Representative Rashida Tlaib of Michigan, center, during a vigil commemorating one month since the Hamas terror attack on Israel, outside the House of Representatives on Tuesday.Credit...Tom Brenner for The New York Times

The White House on Wednesday condemned Representative Rashida Tlaib for embracing a phrase used by some pro-Palestinian groups, a day after the House censured her for her statements regarding the Israel-Hamas war.

The White House was referring specifically to the phrase “from the river to the sea,” a slogan widely regarded as a rallying cry for the eradication of Israel.

Ms. Tlaib, the only Palestinian American in Congress, has said the slogan is “an aspirational call for freedom, human rights and peaceful coexistence, not death, destruction or hate.” Pro-Palestinian protesters used the slogan in a video Ms. Tlaib recently posted online that accused President Biden of supporting genocide in the Gaza Strip.

“When it comes to the phrase that was used, ‘from the river to the sea,’ it is divisive, it is hurtful, many find it hurtful and many find it antisemitic,” said Karine Jean-Pierre, the White House spokeswoman, on Wednesday. “We categorically reject applying that term to the conflict.”

The House passed a resolution Tuesday evening to censure Ms. Tlaib, a Democrat from Michigan, for embracing that phrase and “promoting false narratives” surrounding Hamas’s Oct. 7 attack on Israel that killed about 1,400 people, mostly civilians.
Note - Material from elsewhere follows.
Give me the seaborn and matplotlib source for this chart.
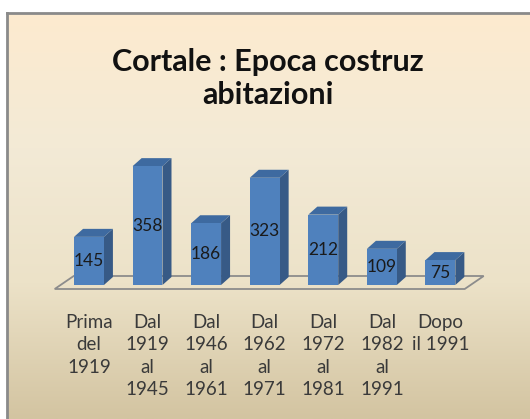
import numpy as np
import matplotlib
matplotlib.use("Agg")
import matplotlib.pyplot as plt
from matplotlib.patches import Polygon
from matplotlib.colors import LinearSegmentedColormap
import pandas as pd
import seaborn as sns

# ---- dati ----
periodi = ["Prima\ndel\n1919", "Dal\n1919\nal\n1945", "Dal\n1946\nal\n1961",
           "Dal\n1962\nal\n1971", "Dal\n1972\nal\n1981", "Dal\n1982\nal\n1991",
           "Dopo\nil 1991"]
abitazioni = [145, 358, 186, 323, 212, 109, 75]
titolo = "Cortale : Epoca costruz\nabitazioni"

df = pd.DataFrame({"periodo": periodi, "abitazioni": abitazioni})

sns.set_theme(style="white")
plt.rcParams["font.family"] = ["Lato", "DejaVu Sans"]

W, H = 530, 419
fig = plt.figure(figsize=(W / 100, H / 100), dpi=100)
fig.patch.set_facecolor("white")

# ---- sfondo a gradiente (riquadro del grafico) ----
bg = fig.add_axes([7 / W, 0, 1 - 7 / W, 1 - 13 / H])
cmap_bg = LinearSegmentedColormap.from_list(
    "pergamena", ["#fdebcf", "#f3ead6", "#ece2c8", "#d3c4a1"])
bg.imshow(np.linspace(0, 1, 256).reshape(-1, 1), cmap=cmap_bg,
          aspect="auto", extent=(0, 1, 0, 1))
bg.set_xticks([]); bg.set_yticks([])
bg.set_xlim(0, 1); bg.set_ylim(0, 1)
for side in ["right", "bottom"]:
    bg.spines[side].set_visible(False)
for side in ["left", "top"]:
    bg.spines[side].set_color("#8a8a8a")
    bg.spines[side].set_linewidth(2)

# ---- area delle barre ----
ax = fig.add_axes([59.7 / W, (H - 285) / H, 410 / W, 132.8 / H])
ax.set_facecolor("none")
sns.barplot(data=df, x="periodo", y="abitazioni", color="#4f81bd",
            saturation=1, width=0.51, ax=ax, zorder=3, linewidth=0)
ax.set_xlim(-0.5, len(periodi) - 0.5)
ax.set_ylim(0, 400)
ax.set_xlabel(""); ax.set_ylabel("")
ax.set_yticks([])
for s in ax.spines.values():
    s.set_visible(False)
ax.tick_params(axis="x", length=0, pad=21, labelsize=13.5, labelcolor="#3a3a3a")
for lab in ax.get_xticklabels():
    lab.set_linespacing(1.38)
    lab.set_verticalalignment("top")

# pixel -> unita' dati
p0 = ax.transData.transform((0, 0))
p1 = ax.transData.transform((1, 1))
pxx, pxy = p1[0] - p0[0], p1[1] - p0[1]
dx, dy = 9 / pxx, 8 / pxy

# pavimento
fy = -4 / pxy
fx0, fx1 = -0.5 - 5 / pxx, len(periodi) - 0.5 - 5 / pxx
bx, by = 19 / pxx, 13 / pxy
floor = Polygon([(fx0, fy), (fx1, fy), (fx1 + bx, fy + by), (fx0 + bx, fy + by)],
                closed=True, fill=False, edgecolor="#8c8c8c", lw=1.3,
                clip_on=False, zorder=1)
ax.add_patch(floor)

# facce laterali e superiori (effetto 3D)
for p in ax.patches[:]:
    if p is floor:
        continue
    x0, w, h = p.get_x(), p.get_width(), p.get_height()
    x1 = x0 + w
    side = Polygon([(x1, 0), (x1, h), (x1 + dx, h + dy), (x1 + dx, dy)],
                   closed=True, facecolor="#375a86", edgecolor="none",
                   clip_on=False, zorder=2)
    top = Polygon([(x0, h), (x1, h), (x1 + dx, h + dy), (x0 + dx, h + dy)],
                  closed=True, facecolor="#3e6aa0", edgecolor="none",
                  clip_on=False, zorder=2)
    ax.add_patch(side)
    ax.add_patch(top)

ax.bar_label(ax.containers[0], label_type="center", fontsize=12.5,
             color="#1a1a1a", zorder=4)

# ---- titolo ----
fig.text(268 / W, 1 - 78.5 / H, titolo, ha="center", va="center",
         fontsize=22, fontweight="bold", color="#111111", linespacing=1.22)

fig.savefig("out.png", dpi=100)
A video that Ms. Tlaib released Friday said that Mr. Biden “supported the genocide of the Palestinian people,” and she warned the president, who is from her own party, that “we will remember in 2024.”

A genocide is defined as the deliberate and systematic killing of members of a particular ethnic, national, racial or religious group in order to destroy that group. The Israeli military has said it is targeting Hamas, which carried out terrorist attacks on Israeli civilians, not the Palestinian people.

The White House did not comment on the video last week and on Wednesday Ms. Jean-Pierre declined to comment on the House’s censure.

“We respect that there are strong feelings about the war,” Ms. Jean-Pierre said. “We have  expressed our views ourselves in public and in private conversations with Israeli officials.”

But, she added, “Remember, Israel is defending itself from terrorists.”

The censure resolution, which passed 234 to 188, with 22 Democrats voting in favor, cited Ms. Tlaib’s use of the phrase “from the river to the sea,” which the Anti-Defamation League deems antisemitic. The resolution called the phrase “a genocidal call to violence to destroy the state of Israel and its people to replace it with a Palestinian state extending from the Jordan River to the Mediterranean Sea.”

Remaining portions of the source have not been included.